Tailoring gas hydrate lattice dimensions for enhanced methane selectivity in biogas upgrading

Abstract

Gas hydrates, specifically clathrate hydrates, have emerged as a potential separation medium for biogas containing methane (CH4) and carbon dioxide (CO2). However, the efficient separation of CH4 and CO2 remains challenging due to their similar cage occupation behavior within the hydrate structure. This study aimed to enhance CH4 selectivity by modifying the hydrate lattice to exclude CO2 from large cages and reduce the size of small cages through lattice engineering. To achieve this, tert-butyl alcohol (TBA) and trimethylene oxide (TMO) were employed as thermodynamic promoters, inducing strong and weak cage expansion, respectively.
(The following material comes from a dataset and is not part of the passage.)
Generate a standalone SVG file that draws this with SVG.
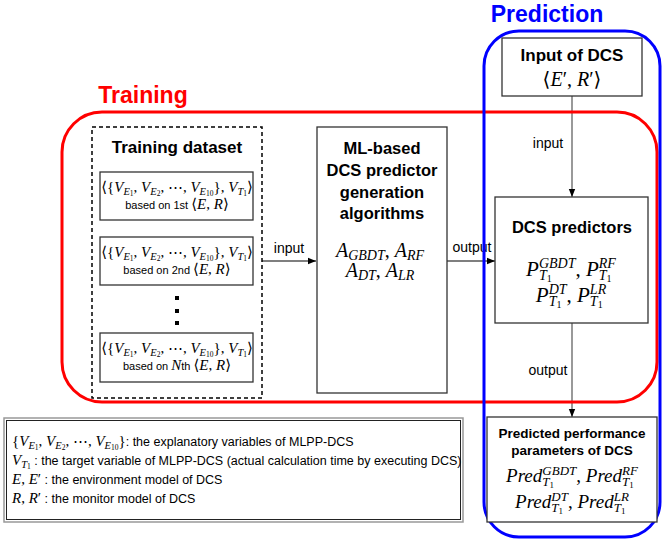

The results revealed that TMO hydrates, with their weak cage expansion, exhibited improved CH4 selectivity compared to TBA hydrates, which displayed strong cage expansion due to the larger size of TBA. Multi-stage separation experiments demonstrated that TMO hydrates required four unit stages, while TBA hydrates necessitated more than five unit stages to obtain purified CH4 (> 85%) from an initial gas mixture of CH4 (50%) and CO2 (50%). Additionally, TMO hydrates consistently exhibited higher separation factors than TBA hydrates in all unit stages. The findings emphasize the influence of the thermodynamic promoter's size on the separation performance of gas hydrates in separating CH4 from CH4 + CO2 mixtures. The study provides valuable insights into enhancing CH4 selectivity through lattice engineering and offers guidance in selecting suitable thermodynamic promoters for gas hydrate-based biogas upgrading applications.